To be done – Copy each line below in which the word "size" occurs.

Collected data –
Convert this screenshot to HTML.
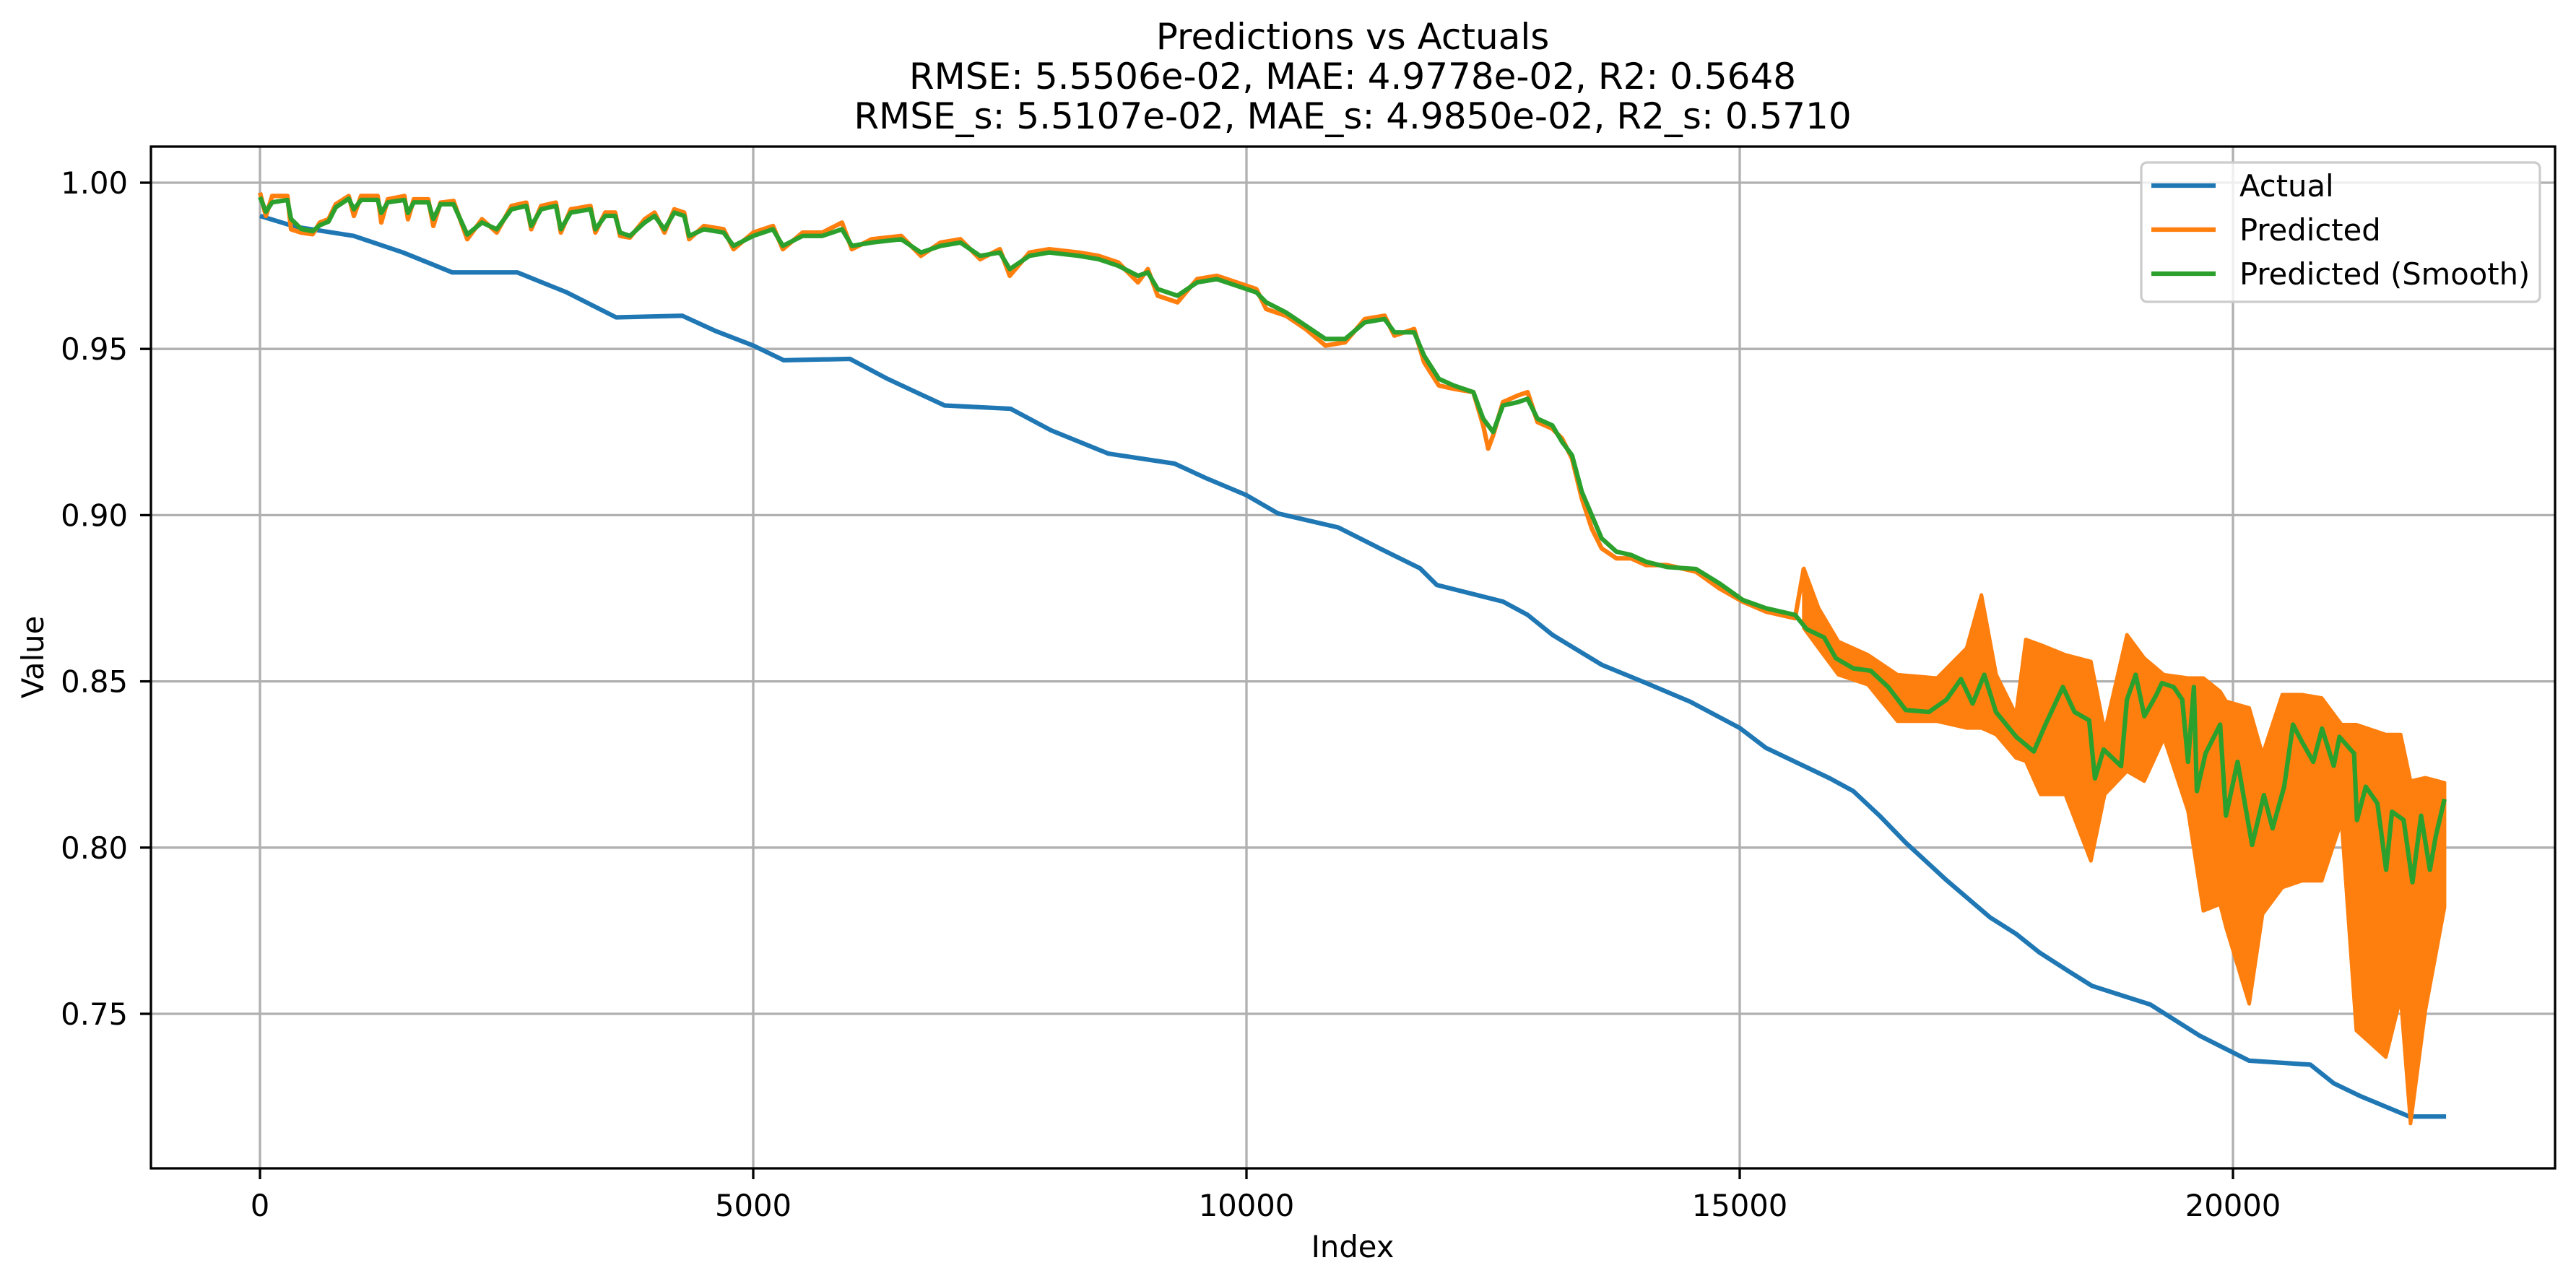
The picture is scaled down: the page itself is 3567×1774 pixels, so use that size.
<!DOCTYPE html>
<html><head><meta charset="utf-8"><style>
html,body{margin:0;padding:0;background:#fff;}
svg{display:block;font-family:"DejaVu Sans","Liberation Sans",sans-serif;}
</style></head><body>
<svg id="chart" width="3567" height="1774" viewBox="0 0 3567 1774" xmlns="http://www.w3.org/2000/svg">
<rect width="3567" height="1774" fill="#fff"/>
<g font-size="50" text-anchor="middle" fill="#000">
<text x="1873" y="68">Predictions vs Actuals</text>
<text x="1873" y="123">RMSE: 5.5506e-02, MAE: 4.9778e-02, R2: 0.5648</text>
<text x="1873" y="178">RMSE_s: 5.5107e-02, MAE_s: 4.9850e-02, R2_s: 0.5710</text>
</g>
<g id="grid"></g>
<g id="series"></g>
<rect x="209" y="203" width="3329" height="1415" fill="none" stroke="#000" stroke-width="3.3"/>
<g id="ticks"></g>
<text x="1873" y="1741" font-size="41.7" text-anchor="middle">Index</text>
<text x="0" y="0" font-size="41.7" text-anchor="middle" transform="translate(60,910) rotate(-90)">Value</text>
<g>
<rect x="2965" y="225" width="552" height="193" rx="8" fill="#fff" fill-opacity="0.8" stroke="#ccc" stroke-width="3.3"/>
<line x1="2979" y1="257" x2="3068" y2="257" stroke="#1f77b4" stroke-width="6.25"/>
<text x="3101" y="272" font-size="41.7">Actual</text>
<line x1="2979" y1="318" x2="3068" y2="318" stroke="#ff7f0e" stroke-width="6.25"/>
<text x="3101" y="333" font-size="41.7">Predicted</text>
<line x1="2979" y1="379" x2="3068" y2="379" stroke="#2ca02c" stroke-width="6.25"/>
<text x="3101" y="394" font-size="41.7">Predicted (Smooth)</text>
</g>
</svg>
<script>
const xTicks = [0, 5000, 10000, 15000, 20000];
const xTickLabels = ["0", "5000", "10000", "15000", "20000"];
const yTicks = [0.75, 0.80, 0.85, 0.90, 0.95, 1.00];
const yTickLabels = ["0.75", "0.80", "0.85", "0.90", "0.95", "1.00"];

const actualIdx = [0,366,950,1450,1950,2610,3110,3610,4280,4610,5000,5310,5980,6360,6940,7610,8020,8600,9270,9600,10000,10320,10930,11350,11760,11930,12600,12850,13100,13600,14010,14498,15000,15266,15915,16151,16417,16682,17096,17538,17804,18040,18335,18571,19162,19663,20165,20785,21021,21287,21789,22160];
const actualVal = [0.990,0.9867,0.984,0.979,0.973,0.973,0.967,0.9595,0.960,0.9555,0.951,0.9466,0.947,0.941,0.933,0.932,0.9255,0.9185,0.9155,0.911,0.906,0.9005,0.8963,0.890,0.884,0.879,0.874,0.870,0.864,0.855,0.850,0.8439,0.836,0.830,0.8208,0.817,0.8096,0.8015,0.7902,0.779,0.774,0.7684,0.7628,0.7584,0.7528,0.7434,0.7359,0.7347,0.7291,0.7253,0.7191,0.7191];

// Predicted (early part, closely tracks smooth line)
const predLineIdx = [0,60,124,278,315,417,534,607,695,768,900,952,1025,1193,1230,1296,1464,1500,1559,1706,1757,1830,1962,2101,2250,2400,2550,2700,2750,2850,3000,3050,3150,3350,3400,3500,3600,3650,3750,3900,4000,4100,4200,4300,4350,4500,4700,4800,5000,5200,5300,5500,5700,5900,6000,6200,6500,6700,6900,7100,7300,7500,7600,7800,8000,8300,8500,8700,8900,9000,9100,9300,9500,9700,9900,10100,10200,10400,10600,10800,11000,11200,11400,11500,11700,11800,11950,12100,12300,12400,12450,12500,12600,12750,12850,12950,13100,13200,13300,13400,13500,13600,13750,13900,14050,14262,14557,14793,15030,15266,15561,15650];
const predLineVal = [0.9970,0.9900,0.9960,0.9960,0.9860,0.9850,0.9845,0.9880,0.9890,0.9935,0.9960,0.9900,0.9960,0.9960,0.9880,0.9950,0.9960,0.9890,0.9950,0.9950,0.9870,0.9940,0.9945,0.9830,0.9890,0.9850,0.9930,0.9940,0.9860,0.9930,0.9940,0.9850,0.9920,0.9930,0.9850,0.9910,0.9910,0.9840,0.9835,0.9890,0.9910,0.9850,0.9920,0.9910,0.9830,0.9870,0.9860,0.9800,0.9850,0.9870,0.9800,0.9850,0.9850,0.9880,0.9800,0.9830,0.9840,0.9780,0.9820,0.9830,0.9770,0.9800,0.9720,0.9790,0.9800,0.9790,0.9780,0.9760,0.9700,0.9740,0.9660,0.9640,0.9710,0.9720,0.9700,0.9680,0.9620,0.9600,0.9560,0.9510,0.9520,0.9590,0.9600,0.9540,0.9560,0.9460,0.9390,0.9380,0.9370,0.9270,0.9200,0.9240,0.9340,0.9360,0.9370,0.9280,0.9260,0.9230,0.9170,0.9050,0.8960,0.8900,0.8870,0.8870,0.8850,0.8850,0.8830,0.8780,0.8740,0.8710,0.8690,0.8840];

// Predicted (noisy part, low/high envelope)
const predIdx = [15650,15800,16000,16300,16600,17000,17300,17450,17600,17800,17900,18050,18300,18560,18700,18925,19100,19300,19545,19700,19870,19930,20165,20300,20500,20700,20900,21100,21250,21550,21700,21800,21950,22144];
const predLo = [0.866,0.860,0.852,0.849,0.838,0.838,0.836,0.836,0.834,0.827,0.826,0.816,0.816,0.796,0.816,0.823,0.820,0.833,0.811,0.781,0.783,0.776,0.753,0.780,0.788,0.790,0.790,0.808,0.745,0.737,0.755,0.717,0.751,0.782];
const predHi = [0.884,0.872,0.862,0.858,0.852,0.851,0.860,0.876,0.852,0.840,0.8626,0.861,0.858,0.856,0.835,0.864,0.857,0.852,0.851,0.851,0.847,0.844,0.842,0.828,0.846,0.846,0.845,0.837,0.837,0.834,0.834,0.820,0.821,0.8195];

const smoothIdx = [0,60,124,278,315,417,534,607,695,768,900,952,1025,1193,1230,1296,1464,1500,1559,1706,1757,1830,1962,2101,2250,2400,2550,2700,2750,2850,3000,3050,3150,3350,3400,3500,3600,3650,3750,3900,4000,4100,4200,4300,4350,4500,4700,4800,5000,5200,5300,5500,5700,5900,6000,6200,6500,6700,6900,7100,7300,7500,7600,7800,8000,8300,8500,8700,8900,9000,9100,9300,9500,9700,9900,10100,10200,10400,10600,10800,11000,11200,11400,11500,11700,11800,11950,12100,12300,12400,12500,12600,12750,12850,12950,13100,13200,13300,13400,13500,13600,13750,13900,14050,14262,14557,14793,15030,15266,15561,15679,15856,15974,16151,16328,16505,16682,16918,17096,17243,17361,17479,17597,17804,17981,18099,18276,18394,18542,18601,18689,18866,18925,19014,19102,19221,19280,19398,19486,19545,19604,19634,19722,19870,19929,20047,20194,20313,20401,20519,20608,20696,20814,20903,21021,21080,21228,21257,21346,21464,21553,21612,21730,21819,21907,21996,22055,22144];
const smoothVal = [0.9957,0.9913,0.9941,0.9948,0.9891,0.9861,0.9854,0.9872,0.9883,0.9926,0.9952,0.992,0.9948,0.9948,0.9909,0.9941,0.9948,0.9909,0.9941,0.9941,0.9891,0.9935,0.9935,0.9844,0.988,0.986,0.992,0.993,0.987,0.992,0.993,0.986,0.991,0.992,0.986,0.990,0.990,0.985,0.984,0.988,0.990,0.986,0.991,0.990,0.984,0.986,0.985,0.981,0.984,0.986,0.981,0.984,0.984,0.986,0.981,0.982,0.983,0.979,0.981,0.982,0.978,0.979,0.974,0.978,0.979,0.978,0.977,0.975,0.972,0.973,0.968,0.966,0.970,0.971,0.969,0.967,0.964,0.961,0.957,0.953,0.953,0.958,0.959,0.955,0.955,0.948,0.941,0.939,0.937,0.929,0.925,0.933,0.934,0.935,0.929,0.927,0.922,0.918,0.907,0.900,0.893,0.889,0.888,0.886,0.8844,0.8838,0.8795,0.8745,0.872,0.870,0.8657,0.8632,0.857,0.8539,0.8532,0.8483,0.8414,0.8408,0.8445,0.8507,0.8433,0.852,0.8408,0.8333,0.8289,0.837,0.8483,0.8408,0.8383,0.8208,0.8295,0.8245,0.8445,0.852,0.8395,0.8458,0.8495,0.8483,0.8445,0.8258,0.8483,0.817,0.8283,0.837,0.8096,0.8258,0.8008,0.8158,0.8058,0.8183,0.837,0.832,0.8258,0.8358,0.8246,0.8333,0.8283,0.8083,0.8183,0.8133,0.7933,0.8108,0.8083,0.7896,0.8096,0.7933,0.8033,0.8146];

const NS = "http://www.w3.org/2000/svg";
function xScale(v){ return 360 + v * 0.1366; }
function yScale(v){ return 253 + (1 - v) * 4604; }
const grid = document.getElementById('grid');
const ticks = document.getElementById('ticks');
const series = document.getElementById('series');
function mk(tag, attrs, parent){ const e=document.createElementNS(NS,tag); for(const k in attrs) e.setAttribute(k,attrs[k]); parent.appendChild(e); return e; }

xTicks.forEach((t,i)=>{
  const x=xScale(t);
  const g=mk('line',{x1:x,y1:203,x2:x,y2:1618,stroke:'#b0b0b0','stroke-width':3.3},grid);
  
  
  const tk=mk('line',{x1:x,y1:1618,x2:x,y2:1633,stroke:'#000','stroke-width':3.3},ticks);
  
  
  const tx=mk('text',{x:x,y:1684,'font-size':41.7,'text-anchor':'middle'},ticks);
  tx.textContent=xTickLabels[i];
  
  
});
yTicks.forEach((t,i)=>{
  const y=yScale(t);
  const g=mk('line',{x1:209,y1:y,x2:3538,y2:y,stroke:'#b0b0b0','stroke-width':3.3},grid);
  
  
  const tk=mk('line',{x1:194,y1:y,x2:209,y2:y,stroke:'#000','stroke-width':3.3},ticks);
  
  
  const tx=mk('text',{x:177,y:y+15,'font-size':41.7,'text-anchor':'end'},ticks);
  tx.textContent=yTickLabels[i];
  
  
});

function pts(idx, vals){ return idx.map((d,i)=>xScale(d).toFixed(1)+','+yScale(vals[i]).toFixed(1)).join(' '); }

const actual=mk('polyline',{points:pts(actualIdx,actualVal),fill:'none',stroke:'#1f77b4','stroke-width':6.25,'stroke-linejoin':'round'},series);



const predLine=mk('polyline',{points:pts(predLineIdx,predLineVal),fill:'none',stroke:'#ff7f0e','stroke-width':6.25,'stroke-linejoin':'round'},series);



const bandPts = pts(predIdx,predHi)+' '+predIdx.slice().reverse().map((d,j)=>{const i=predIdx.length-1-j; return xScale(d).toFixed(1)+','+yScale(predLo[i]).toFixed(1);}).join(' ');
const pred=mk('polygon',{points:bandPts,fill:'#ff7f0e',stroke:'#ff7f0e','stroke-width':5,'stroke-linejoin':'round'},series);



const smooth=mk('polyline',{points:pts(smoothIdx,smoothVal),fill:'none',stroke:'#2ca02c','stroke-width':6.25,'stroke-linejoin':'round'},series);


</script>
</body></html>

Correct answer –
The picture is scaled down: the page itself is 3567×1774 pixels, so use that size.
<g font-size="50" text-anchor="middle" fill="#000">
<text x="1873" y="1741" font-size="41.7" text-anchor="middle">Index</text>
<text x="0" y="0" font-size="41.7" text-anchor="middle" transform="translate(60,910) rotate(-90)">Value</text>
<text x="3101" y="272" font-size="41.7">Actual</text>
<text x="3101" y="333" font-size="41.7">Predicted</text>
<text x="3101" y="394" font-size="41.7">Predicted (Smooth)</text>
  const tx=mk('text',{x:x,y:1684,'font-size':41.7,'text-anchor':'middle'},ticks);
  const tx=mk('text',{x:177,y:y+15,'font-size':41.7,'text-anchor':'end'},ticks);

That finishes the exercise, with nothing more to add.